Just a very gay man, doing a lot of straight-up gay stuff.
This is normally a comedy blog about gay issues. However, partly because I’m still hungover from my birthday on Sunday (it’s now Thursday) and partly because, like all gays, I fundamentally believe – without evidence – that I have “important things to say”, this week’s blog is SERIOUS and there are NO jokes in it. Sorry about that, normal service resumes next week. Here are my top tips for Pride Month…
1) Know your history.

From the Stonewall riots, to the AIDS crisis, to Section 28 (a law in the UK which banned any discussion of homosexuality in schools until 2005) – I think a crucial part of Pride is learning about the modern struggle for rights. But, as important as that is, so is learning about queerness prior to the 20th and 21st century and in non-western cultures. Queerness is SO not a modern phenomenon: for example, almost all indigenous societies of which we have documented evidence had words for more than two genders in their language. So one way you can be queer this June that doesn’t require leaving your sofa (useful if you’re in a country that still has some element of COVID-lockdown) is to learn your history baaaaabe.
2) Pride is intersectional.
Discussions about “whether the LGBTQIA+ community is a community” crop up endlessly, but the point is this: eliminating straight, white, able-bodied, CIS gendered masculinity as the de facto image of normality benefits us all. As someone who is all of those things (bar straight: have you SEEN me on a Friday night?), I understand how tempting it can be to want to benefit from that image, rather than tear it down, but that is such a short-term view. As long as this image exists, your rights as a gay man are fundamentally temporary privileges afforded to you, not rights. So, even if you’re only acting in your own interests – which hopefully you’re not – you should still be out there supporting your black, indigenous, disabled, intersex, trans brothers, sisters and non-binary community members.

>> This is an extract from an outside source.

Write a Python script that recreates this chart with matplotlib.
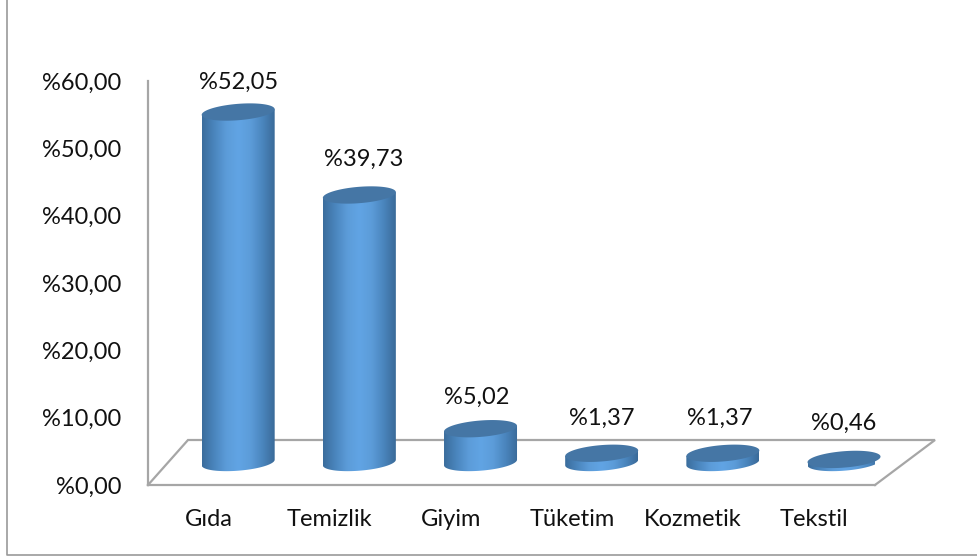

3) Wear what you want and dance your lil’ ass off.
Every year straight people (and a fair share of gay people) complain that “pride is overly sexual”. These are the same people who would take no issue with 16 year old cheerleaders dancing during intervals in a sports game to appeal to a mostly middle-aged male audience. It’s not the nudity that they have a problem with. It’s the queerness. It’s the gender nonconformity. So, imo, wear want you want. Dance how you want. Twerk where you want. These spaces aren’t ours until we take them.
4) Stay home and do you.
By the same token, though, there’s obviously a billion different ways to be queer. You don’t have to wear S&M at a pride parade, or wear a jockstrap at a pride parade, or wear nothing at a pride parade, to be proud of being queer. You can celebrate it absolutely however you want. And remember, just being yourself is defiance and pride, because of all the barriers you have necessarily had to overcome just to be where you are.
5) Every month is pride month.
Clearly this is a cliché but it’s true. Pride is about celebrating the fact that you’re alive. That you’ve overcome a huge amount of adversity. That your community has done too. So be kind to yourself and support your community every day of every month.